Interleukin-10-secreting Peyer's patch cells are responsible for active suppression in low-dose oral tolerance.

We demonstrate the induction of antigen-specific interleukin-10 (IL-10)-secreting cells in murine Peyer's patches (PPs) after low-dose beta-lactoglobulin (BLG) feeding. In addition, we show that PP cells can inhibit the T-cell proliferative response in vitro as well as T-cell-mediated inflammation in vivo. The active suppression mediated by these regulatory cells was seen only within a narrow range of antigen dosage (feeding), with the most prominent effect at 5 x 1 mg BLG. On either side of this range, T-helper 1-like cytokine responses were observed when PP cells were stimulated with antigen in vitro. This result correlated with reduced production of regulatory cytokines as well as reduced activity of bystander suppression. We found that changes in IL-10 production correlated inversely with changes in interferon-gamma production. Inhibitory effects mediated by CD4(+) PP cells were partially neutralized by antibodies to IL-10 and transforming growth factor-beta.
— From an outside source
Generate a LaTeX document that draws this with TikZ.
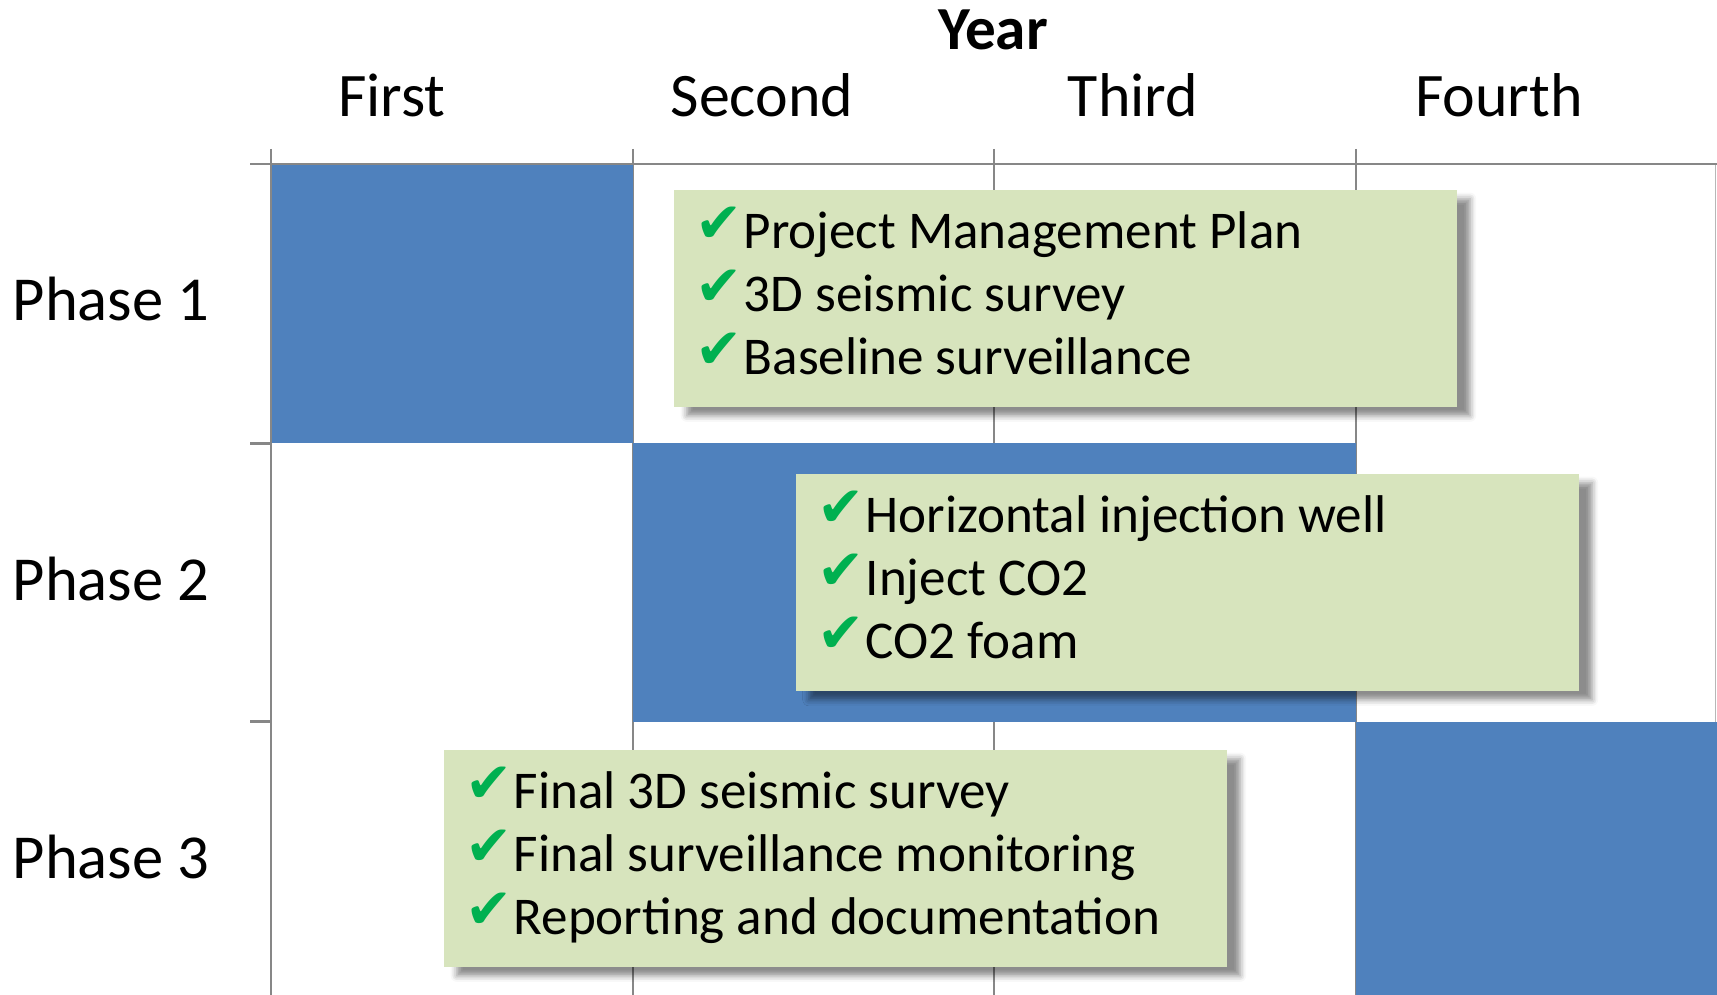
\documentclass[tikz,border=0pt]{standalone}
\usepackage{fontspec}
\setmainfont{Carlito}
\newfontfamily\symfont{DejaVu Sans}
\usepackage{tikz}
\usetikzlibrary{shadows.blur}
\usetikzlibrary{positioning}

\definecolor{barblue}{HTML}{4F81BD}
\definecolor{notegreen}{HTML}{D7E4BD}
\definecolor{tickgreen}{HTML}{00B050}
\definecolor{axisgray}{HTML}{878787}

\tikzset{
  bar/.style={fill=barblue},
  gridline/.style={draw=axisgray, line width=0.4pt},
  axisline/.style={draw=axisgray, line width=0.65pt},
  note/.style={fill=notegreen, anchor=north west, inner sep=0pt,
    minimum width=7.83cm, minimum height=2.17cm,
    blur shadow={shadow xshift=0.13cm, shadow yshift=-0.09cm,
      shadow blur radius=0.06cm, shadow opacity=45}},
  head/.style={anchor=base, font=\fontsize{17.6}{20}\selectfont},
  rowname/.style={anchor=base west, inner sep=0pt, font=\fontsize{17.8}{20}\selectfont},
  item/.style={anchor=base west, inner sep=0pt, font=\fontsize{15.1}{18}\selectfont},
  tick/.style={anchor=base west, inner sep=0pt, text=tickgreen, font=\symfont\fontsize{16}{18}\selectfont}
}

\begin{document}
\begin{tikzpicture}[x=0.01cm, y=-0.01cm]
\useasboundingbox (0,0) rectangle (1717,995);

% grid behind the bars
\foreach \x in {633,994,1356}
  \draw[gridline] (\x,149) -- (\x,995);
\draw[gridline, draw=axisgray!60] (1715.5,164) -- (1715.5,722);

% phase bars
\fill[bar] (271,164) rectangle (633,443.5);
\fill[bar] (633,443.5) rectangle (1356,721.6);
\fill[bar] (1356,721.6) rectangle (1717,995);

% axes
\draw[axisline] (250,164) -- (1717,164);
\draw[axisline] (271,149) -- (271,995);
\foreach \y in {443.5,721.6}
  \draw[axisline] (250,\y) -- (271,\y);

% headings
\node[head, font=\bfseries\fontsize{17.4}{20}\selectfont] (year) at (993,50) {Year};
\foreach \x/\t [count=\i] in {392/First, 762/Second, 1133/Third, 1499/Fourth}
  \node[head] (col\i) at (\x,117) {\t};
\foreach \y [count=\i] in {321,601,879}
  \node[rowname] (phase\i) at (12,\y) {Phase \i};

% notes
\node[note] (note1) at (673,189) {};
\node[note] (note2) at (795,473) {};
\node[note] (note3) at (443,749) {};

\foreach \t [count=\i] in {Project Management Plan, 3D seismic survey, Baseline surveillance}{
  \node[tick] (n1c\i) at (695,{249+63*(\i-1)-6}) {✔};
  \node[item] (n1t\i) at (743,{249+63*(\i-1)}) {\t};
}
\foreach \t [count=\i] in {Horizontal injection well, Inject CO2, CO2 foam}{
  \node[tick] (n2c\i) at (817,{533+63*(\i-1)-6}) {✔};
  \node[item] (n2t\i) at (865,{533+63*(\i-1)}) {\t};
}
\foreach \t [count=\i] in {Final 3D seismic survey, Final surveillance monitoring, Reporting and documentation}{
  \node[tick] (n3c\i) at (465,{809+63*(\i-1)-6}) {✔};
  \node[item] (n3t\i) at (513,{809+63*(\i-1)}) {\t};
}
\end{tikzpicture}
\end{document}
Interestingly, the generation of such regulatory cells after low-dose BLG feeding exhibited organ dependence. Among spleen, lymph node and PP cells derived from orally tolerized mice, PP cells were the most effective in promoting bystander suppression in the presence of BLG, indicating the significance of PPs as an inductive site for antigen-specific regulatory cells upon induction of low-dose oral tolerance. Moreover, PP cells from mice fed 5 x 1 mg BLG were shown to suppress a BLG-specific delayed-type hypersensitivity response induced in footpads, suggesting that IL-10-secreting PP cells regulate systemic inflammation.